A simpler and more robust pandemic identification and mitigation application
Disclaimer: Due to non-disclosure agreements, some details have been intentionally modified or omitted from this project.
Before the Enterprise Health Portal (EHP) was created, the client provided its customers with a convoluted matrix of Excel documents with technical medical references, including upwards of 500 supporting medical documents. The product frequently caused user confusion when it was needed most - during emergencies.
I lead the design for the EHP - a completely new enterprise application that allows users to:
I worked with the client to gather usage statistics about how the product was being used. The information provided showed that customers were confused and quickly overwhelmed using the product. As a result, many valuable product features were being overlooked as a result.
One of the crucial decisions in the application was deciding how different users saw information. For example, a junior-level employee needed certain information to support the team, but the director at corporate headquarters may need some, if not all, of the same views and more. Determining the best pattern to show this information to each user type proved to be challenging. In this picture, I am working with my Project Manager to understand the constraints of the technology and teaching her the flow to access default and custom templates.
After various sketching and whiteboard sessions I started building the clickable wireframes in Axure 7. I was lucky to have a client who was eager to see the product launch at its potential, so we often held design sessions over GoToMeeting, allowing for rapid iterative designs and discussions around key user flows, features, and constraints and cost-benefit trade-offs during these meetings. Please see below for an early clickable prototype of the dashboard functionality:
The dashboard, interactive map and other features allow the user to quickly solve the issue their company faces. Click below to see an early clickable prototype. Note: Prototype is not enabled for mobile screens.See Prototype
Above is a earlier version of the Dashboard in high fidelity form. Notice the map coloration? Later the map colors were changed to give more contrast and greater differentiation both between each country and where diseases were spreading.
A key screen users engage with is the "Plans in Action" section of the application. Here, high-level users can assign other staff to tasks, set the status of tasks, change the severity of the plan to be used that day, view/edit documents pertaining to tasks, and close a plan at any time.

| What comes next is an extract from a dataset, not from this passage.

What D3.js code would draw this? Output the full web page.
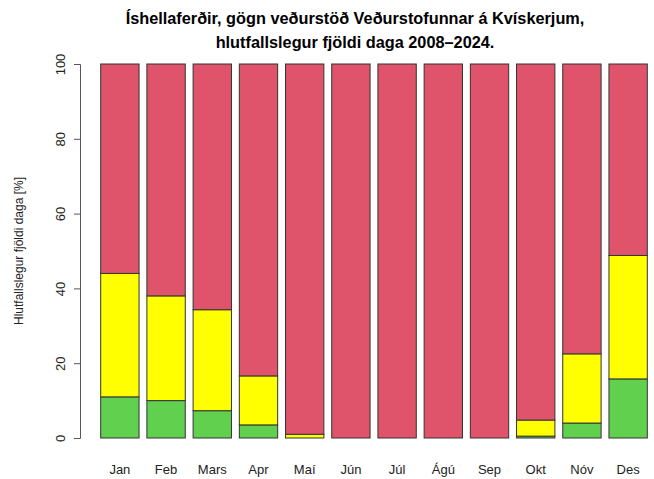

Above is a high fidelity version of the “Plans in Action” screen. Notice task: "Has staff received education material and training?"? The status is in an active state, showing the user the status options. This feature is set for .3 second ease in/out on click interaction. The overlay slide out (over owner) saved valuable space and was considerably faster than a text overlay or lightbox configuration.
Feedback: Throughout the process I recieved frequent feedback from the client's project manager and even our sales team as we worked to validate the proposed design as being an effective solution. This strategy proved to be effective at gaining buy-in from stakeholders - in my company and the client's.
Visual design: I worked closely with the Visual Designer to refine the navigation and color palette. This was a fun challenge as one of the product requirements was allow the customer to style the application to their own brand's colors. Thus, the default palette had to be generic enough to work with many different customers.
Interaction Specification for Development: I created interaction design specifications that were deliverables for engineering. This document notes and red lines all micro-interactions within the application and helped ensure accuracy of the design and speed up development time.
User testing: I conducted user testing with head staff of Citibank and Apple who oversee their company’s offices and staff vulnerabilities around the globe. The test results were positive with an 85% success rate on the primary tasks. Development was pleased with the recommended changes — only a few different Call To Action placements were required.
The test participants found the EHP to be well organized, very useful and easy to use. The usability score of 85% is well above the average score of 50% when a user first uses a new site/application. The client's launch customers have had positive response to the product and there is potential for the dashboard map to be used by the World Health Orginization. The application should stand strong while being able to properly integrate other product lines International SOS offers the EHP in the future. The newly designed EHP application will support and even enhance the workflow of the other application features.